## START RECORDED INFORMATION

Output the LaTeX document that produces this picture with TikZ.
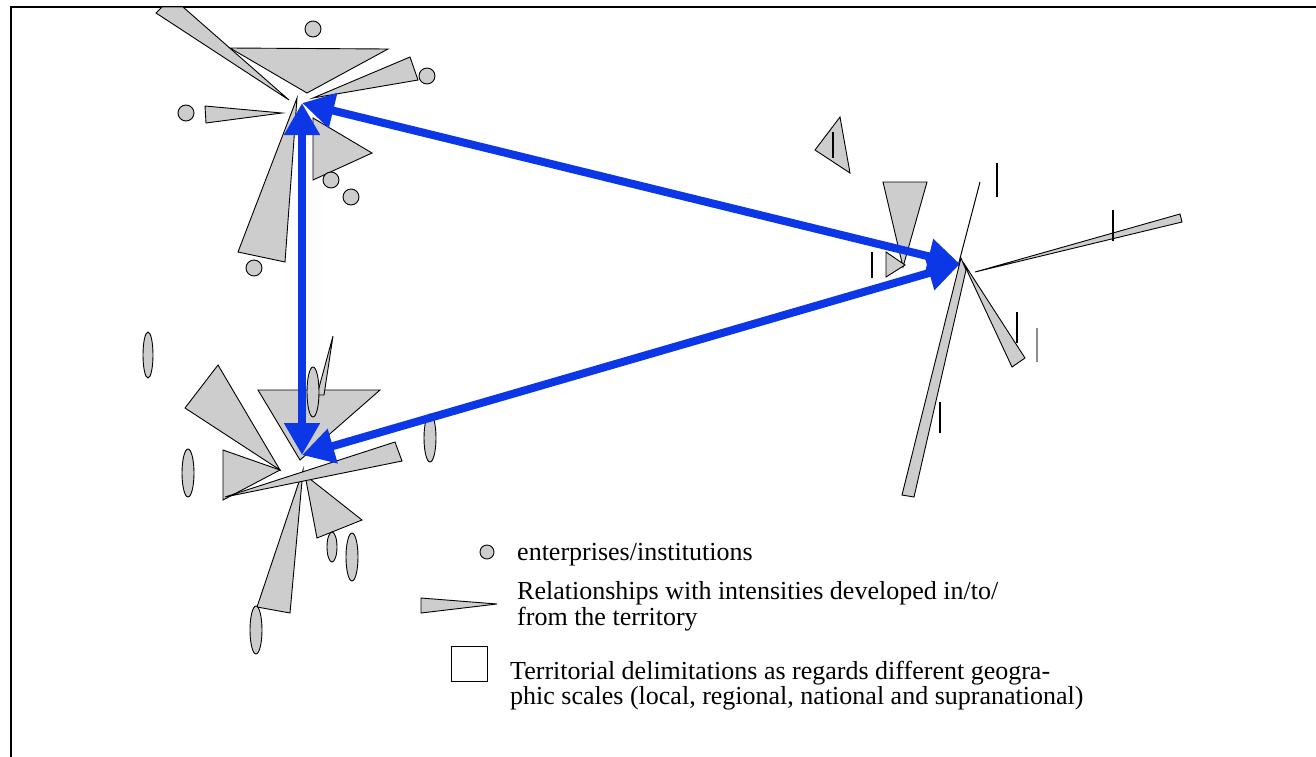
\documentclass[tikz,border=0pt]{standalone}
\usepackage{fontspec}
\setmainfont{Liberation Serif}
\usetikzlibrary{arrows.meta}
\definecolor{wedgegray}{RGB}{205,205,205}
\definecolor{linkblue}{RGB}{12,55,230}
\begin{document}
\begin{tikzpicture}[x=1pt,y=-1pt,
  wedge/.style={draw=black,line width=0.9pt,fill=wedgegray,line join=miter},
  firm/.style={draw=black,line width=0.9pt,fill=wedgegray},
  tick/.style={draw=black,line width=1.8pt},
  lighttick/.style={draw=black!45,line width=1.8pt},
  link/.style={draw=linkblue,line width=8pt,>={Triangle[length=32pt,width=34pt]}},
  legendtext/.style={font=\fontsize{26}{26}\selectfont,anchor=base west,inner sep=0pt}
]
\useasboundingbox (0,0) rectangle (1316,756);
% frame
\draw[line width=2.5pt] (11,770) -- (11,7) -- (1330,7);

% ---------- top-left cluster ----------
\draw[wedge] (156,13) -- (162,7) -- (183,7) -- (289,100) -- cycle;
\draw[wedge] (230,48) -- (388,49) -- (307,93) -- cycle;
\draw[wedge] (313,98) -- (410,57) -- (418,80) -- cycle;
\draw[wedge] (205,106) -- (206,123) -- (282,113) -- cycle;
\draw[wedge] (297,98) -- (238,252) -- (285,262) -- cycle;
\draw[wedge] (313,118) -- (372,153) -- (313,180) -- cycle;
\draw[firm] (313,29) circle [radius=8pt];
\draw[firm] (427,76) circle [radius=8pt];
\draw[firm] (186,113) circle [radius=8pt];
\draw[firm] (331,180) circle [radius=8pt];
\draw[firm] (351,197) circle [radius=8pt];
\draw[firm] (254,268) circle [radius=8pt];

% ---------- bottom-left cluster ----------
\draw[firm] (148,355) ellipse [x radius=5pt,y radius=23pt];
\draw[wedge] (185,408) -- (218,365) -- (280,470) -- cycle;
\draw[wedge] (223,450) -- (223,500) -- (280,470) -- cycle;
\draw[wedge] (258,390) -- (380,390) -- (300,460) -- cycle;
\draw[wedge] (333,336) -- (317,395) -- (324,395) -- cycle;
\draw[firm] (313,392) ellipse [x radius=6pt,y radius=25pt];
\draw[wedge] (303,470) -- (257,607) -- (290,613) -- cycle;
\draw[wedge] (305,475) -- (317,538) -- (362,520) -- cycle;
\draw[wedge] (225,497) -- (395,442) -- (402,461) -- cycle;
\draw[firm] (188,473) ellipse [x radius=6pt,y radius=24pt];
\draw[firm] (430,438) ellipse [x radius=6pt,y radius=24pt];
\draw[firm] (332,547) ellipse [x radius=5pt,y radius=15pt];
\draw[firm] (352,557) ellipse [x radius=6pt,y radius=24pt];
\draw[firm] (256,630) ellipse [x radius=6pt,y radius=24pt];

% ---------- right cluster ----------
\draw[wedge] (815,150) -- (840,117) -- (850,173) -- cycle;
\draw[tick] (833,132) -- (833,158);
\draw[wedge] (883,182) -- (927,182) -- (903,267) -- cycle;
\draw[wedge] (886,252) -- (886,277) -- (905,265) -- cycle;
\draw[tick] (872,252) -- (872,278);
\draw[line width=1pt] (980,182) -- (958,266);
\draw[wedge] (961,258) -- (902,495) -- (914,497) -- (966,270) -- cycle;
\draw[wedge] (963,262) -- (1012,367) -- (1025,358) -- cycle;
\draw[wedge] (975,272) -- (1180,214) -- (1182,222) -- cycle;
\draw[tick] (997,163) -- (997,197);
\draw[tick] (1113,210) -- (1113,241);
\draw[tick] (1017,312) -- (1017,343);
\draw[lighttick] (1037,328) -- (1037,362);
\draw[tick] (940,402) -- (940,433);

% ---------- links ----------
\coordinate (A) at (302,103);
\coordinate (B) at (302,455);
\coordinate (C) at (960,264);
\draw[link,<->] (A) -- (B);
\draw[link,<->] (A) -- (C);
\draw[link,<->] (B) -- (C);

% ---------- legend ----------
\draw[firm] (487,552) circle [radius=7pt];
\draw[wedge] (421,598) -- (421,613) -- (497,604) -- cycle;
\draw[line width=1pt] (451,646) rectangle (487,681);
\node[legendtext] (l1) at (517,560) {enterprises/institutions};
\node[legendtext] (l2) at (517,599) {Relationships with intensities developed in/to/};
\node[legendtext] (l3) at (517,625) {from the territory};
\node[legendtext] (l4) at (510,679) {Territorial delimitations as regards different geogra-};
\node[legendtext] (l5) at (510,704) {phic scales (local, regional, national and supranational)};
\end{tikzpicture}
\end{document}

## END RECORDED INFORMATION

_GIVEN PROBLEM_. Replicate the material above verbatim; images stay out of the copy.

_EXPECTED OUTPUT_.
Output the LaTeX document that produces this picture with TikZ.
\documentclass[tikz,border=0pt]{standalone}
\usepackage{fontspec}
\setmainfont{Liberation Serif}
\usetikzlibrary{arrows.meta}
\definecolor{wedgegray}{RGB}{205,205,205}
\definecolor{linkblue}{RGB}{12,55,230}
\begin{document}
\begin{tikzpicture}[x=1pt,y=-1pt,
  wedge/.style={draw=black,line width=0.9pt,fill=wedgegray,line join=miter},
  firm/.style={draw=black,line width=0.9pt,fill=wedgegray},
  tick/.style={draw=black,line width=1.8pt},
  lighttick/.style={draw=black!45,line width=1.8pt},
  link/.style={draw=linkblue,line width=8pt,>={Triangle[length=32pt,width=34pt]}},
  legendtext/.style={font=\fontsize{26}{26}\selectfont,anchor=base west,inner sep=0pt}
]
\useasboundingbox (0,0) rectangle (1316,756);
% frame
\draw[line width=2.5pt] (11,770) -- (11,7) -- (1330,7);

% ---------- top-left cluster ----------
\draw[wedge] (156,13) -- (162,7) -- (183,7) -- (289,100) -- cycle;
\draw[wedge] (230,48) -- (388,49) -- (307,93) -- cycle;
\draw[wedge] (313,98) -- (410,57) -- (418,80) -- cycle;
\draw[wedge] (205,106) -- (206,123) -- (282,113) -- cycle;
\draw[wedge] (297,98) -- (238,252) -- (285,262) -- cycle;
\draw[wedge] (313,118) -- (372,153) -- (313,180) -- cycle;
\draw[firm] (313,29) circle [radius=8pt];
\draw[firm] (427,76) circle [radius=8pt];
\draw[firm] (186,113) circle [radius=8pt];
\draw[firm] (331,180) circle [radius=8pt];
\draw[firm] (351,197) circle [radius=8pt];
\draw[firm] (254,268) circle [radius=8pt];

% ---------- bottom-left cluster ----------
\draw[firm] (148,355) ellipse [x radius=5pt,y radius=23pt];
\draw[wedge] (185,408) -- (218,365) -- (280,470) -- cycle;
\draw[wedge] (223,450) -- (223,500) -- (280,470) -- cycle;
\draw[wedge] (258,390) -- (380,390) -- (300,460) -- cycle;
\draw[wedge] (333,336) -- (317,395) -- (324,395) -- cycle;
\draw[firm] (313,392) ellipse [x radius=6pt,y radius=25pt];
\draw[wedge] (303,470) -- (257,607) -- (290,613) -- cycle;
\draw[wedge] (305,475) -- (317,538) -- (362,520) -- cycle;
\draw[wedge] (225,497) -- (395,442) -- (402,461) -- cycle;
\draw[firm] (188,473) ellipse [x radius=6pt,y radius=24pt];
\draw[firm] (430,438) ellipse [x radius=6pt,y radius=24pt];
\draw[firm] (332,547) ellipse [x radius=5pt,y radius=15pt];
\draw[firm] (352,557) ellipse [x radius=6pt,y radius=24pt];
\draw[firm] (256,630) ellipse [x radius=6pt,y radius=24pt];

% ---------- right cluster ----------
\draw[wedge] (815,150) -- (840,117) -- (850,173) -- cycle;
\draw[tick] (833,132) -- (833,158);
\draw[wedge] (883,182) -- (927,182) -- (903,267) -- cycle;
\draw[wedge] (886,252) -- (886,277) -- (905,265) -- cycle;
\draw[tick] (872,252) -- (872,278);
\draw[line width=1pt] (980,182) -- (958,266);
\draw[wedge] (961,258) -- (902,495) -- (914,497) -- (966,270) -- cycle;
\draw[wedge] (963,262) -- (1012,367) -- (1025,358) -- cycle;
\draw[wedge] (975,272) -- (1180,214) -- (1182,222) -- cycle;
\draw[tick] (997,163) -- (997,197);
\draw[tick] (1113,210) -- (1113,241);
\draw[tick] (1017,312) -- (1017,343);
\draw[lighttick] (1037,328) -- (1037,362);
\draw[tick] (940,402) -- (940,433);

% ---------- links ----------
\coordinate (A) at (302,103);
\coordinate (B) at (302,455);
\coordinate (C) at (960,264);
\draw[link,<->] (A) -- (B);
\draw[link,<->] (A) -- (C);
\draw[link,<->] (B) -- (C);

% ---------- legend ----------
\draw[firm] (487,552) circle [radius=7pt];
\draw[wedge] (421,598) -- (421,613) -- (497,604) -- cycle;
\draw[line width=1pt] (451,646) rectangle (487,681);
\node[legendtext] (l1) at (517,560) {enterprises/institutions};
\node[legendtext] (l2) at (517,599) {Relationships with intensities developed in/to/};
\node[legendtext] (l3) at (517,625) {from the territory};
\node[legendtext] (l4) at (510,679) {Territorial delimitations as regards different geogra-};
\node[legendtext] (l5) at (510,704) {phic scales (local, regional, national and supranational)};
\end{tikzpicture}
\end{document}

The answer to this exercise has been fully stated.